— begin —
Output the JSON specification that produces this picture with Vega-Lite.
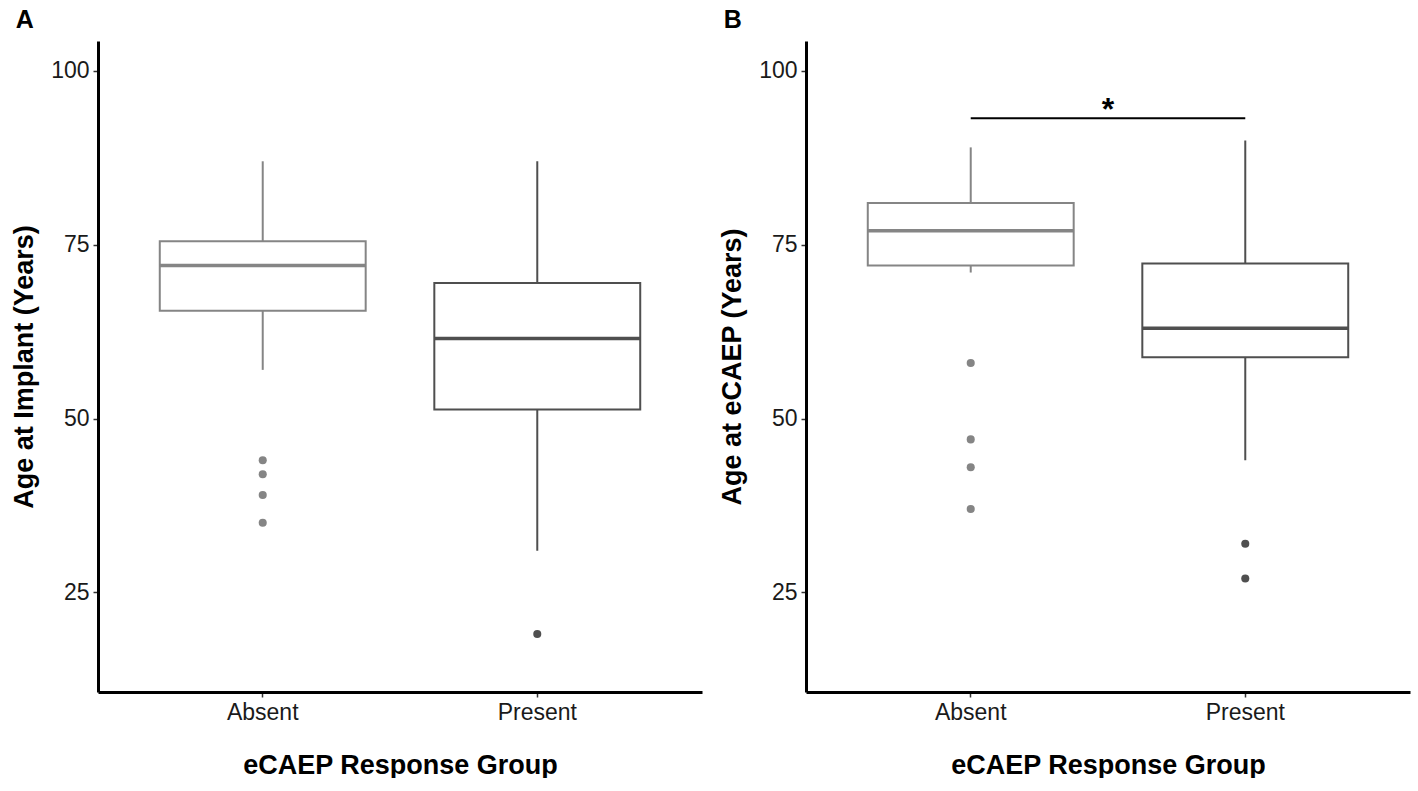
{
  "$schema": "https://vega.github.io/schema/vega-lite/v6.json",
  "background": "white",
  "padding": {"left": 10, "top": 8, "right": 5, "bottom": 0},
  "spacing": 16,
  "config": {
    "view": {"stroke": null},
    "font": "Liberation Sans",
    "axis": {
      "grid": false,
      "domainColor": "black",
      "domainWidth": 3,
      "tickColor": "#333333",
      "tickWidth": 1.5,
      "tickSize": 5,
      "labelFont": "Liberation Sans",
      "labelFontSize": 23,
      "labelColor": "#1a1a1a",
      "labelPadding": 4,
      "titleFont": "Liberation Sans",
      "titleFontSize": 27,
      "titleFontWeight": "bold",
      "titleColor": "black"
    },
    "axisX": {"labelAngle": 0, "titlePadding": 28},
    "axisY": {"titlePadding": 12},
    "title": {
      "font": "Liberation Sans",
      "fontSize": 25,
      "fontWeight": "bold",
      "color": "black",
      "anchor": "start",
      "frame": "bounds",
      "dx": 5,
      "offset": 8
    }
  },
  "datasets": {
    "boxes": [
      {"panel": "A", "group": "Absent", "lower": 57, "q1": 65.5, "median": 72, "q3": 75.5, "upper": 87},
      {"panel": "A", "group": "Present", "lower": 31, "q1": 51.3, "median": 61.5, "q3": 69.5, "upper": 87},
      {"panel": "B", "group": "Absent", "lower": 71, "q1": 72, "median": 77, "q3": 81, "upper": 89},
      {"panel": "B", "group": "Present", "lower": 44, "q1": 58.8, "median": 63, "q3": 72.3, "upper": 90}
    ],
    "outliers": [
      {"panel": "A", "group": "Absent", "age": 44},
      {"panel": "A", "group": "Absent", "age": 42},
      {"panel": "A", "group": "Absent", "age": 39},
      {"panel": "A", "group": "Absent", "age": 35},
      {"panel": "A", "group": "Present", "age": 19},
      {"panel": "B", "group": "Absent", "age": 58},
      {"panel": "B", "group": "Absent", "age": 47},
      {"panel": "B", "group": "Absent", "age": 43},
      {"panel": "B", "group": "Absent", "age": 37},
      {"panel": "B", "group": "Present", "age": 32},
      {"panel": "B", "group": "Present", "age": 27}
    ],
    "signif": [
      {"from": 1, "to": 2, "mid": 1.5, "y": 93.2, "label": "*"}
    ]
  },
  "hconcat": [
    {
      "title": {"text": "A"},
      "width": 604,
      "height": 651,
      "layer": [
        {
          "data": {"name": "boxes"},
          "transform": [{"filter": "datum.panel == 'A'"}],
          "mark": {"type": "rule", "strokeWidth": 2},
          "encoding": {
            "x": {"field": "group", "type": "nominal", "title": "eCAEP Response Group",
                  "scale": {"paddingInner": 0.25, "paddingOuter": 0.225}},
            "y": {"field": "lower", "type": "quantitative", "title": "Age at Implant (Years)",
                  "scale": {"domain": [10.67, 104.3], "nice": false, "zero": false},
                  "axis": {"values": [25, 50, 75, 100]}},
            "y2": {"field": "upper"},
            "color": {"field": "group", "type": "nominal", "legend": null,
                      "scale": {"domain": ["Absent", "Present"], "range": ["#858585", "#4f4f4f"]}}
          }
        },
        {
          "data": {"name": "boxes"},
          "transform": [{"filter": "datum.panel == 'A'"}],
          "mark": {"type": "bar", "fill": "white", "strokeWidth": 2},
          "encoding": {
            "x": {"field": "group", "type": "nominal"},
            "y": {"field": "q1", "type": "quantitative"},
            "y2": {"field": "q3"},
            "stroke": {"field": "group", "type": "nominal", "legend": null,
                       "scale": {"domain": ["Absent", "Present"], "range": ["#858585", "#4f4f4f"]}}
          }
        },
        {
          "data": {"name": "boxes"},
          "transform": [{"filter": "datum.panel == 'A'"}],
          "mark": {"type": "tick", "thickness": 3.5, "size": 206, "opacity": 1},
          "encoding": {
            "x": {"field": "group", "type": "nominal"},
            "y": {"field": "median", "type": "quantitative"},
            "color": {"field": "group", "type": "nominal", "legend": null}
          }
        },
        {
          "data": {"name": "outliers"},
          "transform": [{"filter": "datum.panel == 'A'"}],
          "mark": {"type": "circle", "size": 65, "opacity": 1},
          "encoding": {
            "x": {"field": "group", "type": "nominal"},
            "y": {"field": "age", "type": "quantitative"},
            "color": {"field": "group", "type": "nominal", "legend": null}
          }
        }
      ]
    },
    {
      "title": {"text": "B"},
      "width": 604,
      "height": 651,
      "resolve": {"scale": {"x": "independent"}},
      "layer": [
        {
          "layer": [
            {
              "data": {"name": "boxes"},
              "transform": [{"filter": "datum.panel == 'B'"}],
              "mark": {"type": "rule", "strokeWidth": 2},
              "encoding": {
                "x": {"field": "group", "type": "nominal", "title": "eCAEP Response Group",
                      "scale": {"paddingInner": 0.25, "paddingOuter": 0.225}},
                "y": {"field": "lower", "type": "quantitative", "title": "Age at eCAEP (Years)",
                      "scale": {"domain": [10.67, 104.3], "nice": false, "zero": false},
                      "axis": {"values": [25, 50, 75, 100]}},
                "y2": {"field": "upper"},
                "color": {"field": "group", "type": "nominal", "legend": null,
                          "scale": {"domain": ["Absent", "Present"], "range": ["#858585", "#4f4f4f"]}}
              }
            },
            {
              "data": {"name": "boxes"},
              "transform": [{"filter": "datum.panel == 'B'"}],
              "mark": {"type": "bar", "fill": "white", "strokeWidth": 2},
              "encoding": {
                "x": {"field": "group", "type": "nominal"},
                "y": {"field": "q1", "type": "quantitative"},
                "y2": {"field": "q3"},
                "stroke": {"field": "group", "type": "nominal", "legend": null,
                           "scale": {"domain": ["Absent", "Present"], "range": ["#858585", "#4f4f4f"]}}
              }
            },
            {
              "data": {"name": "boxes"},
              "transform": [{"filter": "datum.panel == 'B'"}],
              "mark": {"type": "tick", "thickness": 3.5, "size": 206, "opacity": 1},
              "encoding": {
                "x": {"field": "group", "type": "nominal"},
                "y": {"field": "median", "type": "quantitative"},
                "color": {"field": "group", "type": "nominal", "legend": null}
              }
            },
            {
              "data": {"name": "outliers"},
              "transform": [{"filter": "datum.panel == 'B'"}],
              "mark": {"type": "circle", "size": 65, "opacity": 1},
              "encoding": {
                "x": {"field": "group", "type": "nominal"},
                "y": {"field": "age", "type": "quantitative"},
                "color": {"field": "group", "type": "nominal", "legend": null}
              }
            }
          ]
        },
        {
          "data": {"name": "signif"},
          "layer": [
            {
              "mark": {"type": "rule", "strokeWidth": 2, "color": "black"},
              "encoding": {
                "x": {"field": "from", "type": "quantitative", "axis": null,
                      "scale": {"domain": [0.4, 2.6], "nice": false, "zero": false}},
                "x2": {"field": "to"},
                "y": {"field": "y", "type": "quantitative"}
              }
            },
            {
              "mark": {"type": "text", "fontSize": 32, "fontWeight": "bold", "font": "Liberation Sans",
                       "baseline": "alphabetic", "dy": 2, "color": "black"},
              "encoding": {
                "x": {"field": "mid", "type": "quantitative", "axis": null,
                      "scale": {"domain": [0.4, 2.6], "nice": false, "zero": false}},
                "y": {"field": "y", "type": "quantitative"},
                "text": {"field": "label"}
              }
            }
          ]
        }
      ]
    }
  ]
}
— end —
▶ YOUR INSTRUCTIONS
Reproduce the whole listing word for word, setting aside any pictures.

▶ EXERCISE OUTPUT
Output the JSON specification that produces this picture with Vega-Lite.
{
  "$schema": "https://vega.github.io/schema/vega-lite/v6.json",
  "background": "white",
  "padding": {"left": 10, "top": 8, "right": 5, "bottom": 0},
  "spacing": 16,
  "config": {
    "view": {"stroke": null},
    "font": "Liberation Sans",
    "axis": {
      "grid": false,
      "domainColor": "black",
      "domainWidth": 3,
      "tickColor": "#333333",
      "tickWidth": 1.5,
      "tickSize": 5,
      "labelFont": "Liberation Sans",
      "labelFontSize": 23,
      "labelColor": "#1a1a1a",
      "labelPadding": 4,
      "titleFont": "Liberation Sans",
      "titleFontSize": 27,
      "titleFontWeight": "bold",
      "titleColor": "black"
    },
    "axisX": {"labelAngle": 0, "titlePadding": 28},
    "axisY": {"titlePadding": 12},
    "title": {
      "font": "Liberation Sans",
      "fontSize": 25,
      "fontWeight": "bold",
      "color": "black",
      "anchor": "start",
      "frame": "bounds",
      "dx": 5,
      "offset": 8
    }
  },
  "datasets": {
    "boxes": [
      {"panel": "A", "group": "Absent", "lower": 57, "q1": 65.5, "median": 72, "q3": 75.5, "upper": 87},
      {"panel": "A", "group": "Present", "lower": 31, "q1": 51.3, "median": 61.5, "q3": 69.5, "upper": 87},
      {"panel": "B", "group": "Absent", "lower": 71, "q1": 72, "median": 77, "q3": 81, "upper": 89},
      {"panel": "B", "group": "Present", "lower": 44, "q1": 58.8, "median": 63, "q3": 72.3, "upper": 90}
    ],
    "outliers": [
      {"panel": "A", "group": "Absent", "age": 44},
      {"panel": "A", "group": "Absent", "age": 42},
      {"panel": "A", "group": "Absent", "age": 39},
      {"panel": "A", "group": "Absent", "age": 35},
      {"panel": "A", "group": "Present", "age": 19},
      {"panel": "B", "group": "Absent", "age": 58},
      {"panel": "B", "group": "Absent", "age": 47},
      {"panel": "B", "group": "Absent", "age": 43},
      {"panel": "B", "group": "Absent", "age": 37},
      {"panel": "B", "group": "Present", "age": 32},
      {"panel": "B", "group": "Present", "age": 27}
    ],
    "signif": [
      {"from": 1, "to": 2, "mid": 1.5, "y": 93.2, "label": "*"}
    ]
  },
  "hconcat": [
    {
      "title": {"text": "A"},
      "width": 604,
      "height": 651,
      "layer": [
        {
          "data": {"name": "boxes"},
          "transform": [{"filter": "datum.panel == 'A'"}],
          "mark": {"type": "rule", "strokeWidth": 2},
          "encoding": {
            "x": {"field": "group", "type": "nominal", "title": "eCAEP Response Group",
                  "scale": {"paddingInner": 0.25, "paddingOuter": 0.225}},
            "y": {"field": "lower", "type": "quantitative", "title": "Age at Implant (Years)",
                  "scale": {"domain": [10.67, 104.3], "nice": false, "zero": false},
                  "axis": {"values": [25, 50, 75, 100]}},
            "y2": {"field": "upper"},
            "color": {"field": "group", "type": "nominal", "legend": null,
                      "scale": {"domain": ["Absent", "Present"], "range": ["#858585", "#4f4f4f"]}}
          }
        },
        {
          "data": {"name": "boxes"},
          "transform": [{"filter": "datum.panel == 'A'"}],
          "mark": {"type": "bar", "fill": "white", "strokeWidth": 2},
          "encoding": {
            "x": {"field": "group", "type": "nominal"},
            "y": {"field": "q1", "type": "quantitative"},
            "y2": {"field": "q3"},
            "stroke": {"field": "group", "type": "nominal", "legend": null,
                       "scale": {"domain": ["Absent", "Present"], "range": ["#858585", "#4f4f4f"]}}
          }
        },
        {
          "data": {"name": "boxes"},
          "transform": [{"filter": "datum.panel == 'A'"}],
          "mark": {"type": "tick", "thickness": 3.5, "size": 206, "opacity": 1},
          "encoding": {
            "x": {"field": "group", "type": "nominal"},
            "y": {"field": "median", "type": "quantitative"},
            "color": {"field": "group", "type": "nominal", "legend": null}
          }
        },
        {
          "data": {"name": "outliers"},
          "transform": [{"filter": "datum.panel == 'A'"}],
          "mark": {"type": "circle", "size": 65, "opacity": 1},
          "encoding": {
            "x": {"field": "group", "type": "nominal"},
            "y": {"field": "age", "type": "quantitative"},
            "color": {"field": "group", "type": "nominal", "legend": null}
          }
        }
      ]
    },
    {
      "title": {"text": "B"},
      "width": 604,
      "height": 651,
      "resolve": {"scale": {"x": "independent"}},
      "layer": [
        {
          "layer": [
            {
              "data": {"name": "boxes"},
              "transform": [{"filter": "datum.panel == 'B'"}],
              "mark": {"type": "rule", "strokeWidth": 2},
              "encoding": {
                "x": {"field": "group", "type": "nominal", "title": "eCAEP Response Group",
                      "scale": {"paddingInner": 0.25, "paddingOuter": 0.225}},
                "y": {"field": "lower", "type": "quantitative", "title": "Age at eCAEP (Years)",
                      "scale": {"domain": [10.67, 104.3], "nice": false, "zero": false},
                      "axis": {"values": [25, 50, 75, 100]}},
                "y2": {"field": "upper"},
                "color": {"field": "group", "type": "nominal", "legend": null,
                          "scale": {"domain": ["Absent", "Present"], "range": ["#858585", "#4f4f4f"]}}
              }
            },
            {
              "data": {"name": "boxes"},
              "transform": [{"filter": "datum.panel == 'B'"}],
              "mark": {"type": "bar", "fill": "white", "strokeWidth": 2},
              "encoding": {
                "x": {"field": "group", "type": "nominal"},
                "y": {"field": "q1", "type": "quantitative"},
                "y2": {"field": "q3"},
                "stroke": {"field": "group", "type": "nominal", "legend": null,
                           "scale": {"domain": ["Absent", "Present"], "range": ["#858585", "#4f4f4f"]}}
              }
            },
            {
              "data": {"name": "boxes"},
              "transform": [{"filter": "datum.panel == 'B'"}],
              "mark": {"type": "tick", "thickness": 3.5, "size": 206, "opacity": 1},
              "encoding": {
                "x": {"field": "group", "type": "nominal"},
                "y": {"field": "median", "type": "quantitative"},
                "color": {"field": "group", "type": "nominal", "legend": null}
              }
            },
            {
              "data": {"name": "outliers"},
              "transform": [{"filter": "datum.panel == 'B'"}],
              "mark": {"type": "circle", "size": 65, "opacity": 1},
              "encoding": {
                "x": {"field": "group", "type": "nominal"},
                "y": {"field": "age", "type": "quantitative"},
                "color": {"field": "group", "type": "nominal", "legend": null}
              }
            }
          ]
        },
        {
          "data": {"name": "signif"},
          "layer": [
            {
              "mark": {"type": "rule", "strokeWidth": 2, "color": "black"},
              "encoding": {
                "x": {"field": "from", "type": "quantitative", "axis": null,
                      "scale": {"domain": [0.4, 2.6], "nice": false, "zero": false}},
                "x2": {"field": "to"},
                "y": {"field": "y", "type": "quantitative"}
              }
            },
            {
              "mark": {"type": "text", "fontSize": 32, "fontWeight": "bold", "font": "Liberation Sans",
                       "baseline": "alphabetic", "dy": 2, "color": "black"},
              "encoding": {
                "x": {"field": "mid", "type": "quantitative", "axis": null,
                      "scale": {"domain": [0.4, 2.6], "nice": false, "zero": false}},
                "y": {"field": "y", "type": "quantitative"},
                "text": {"field": "label"}
              }
            }
          ]
        }
      ]
    }
  ]
}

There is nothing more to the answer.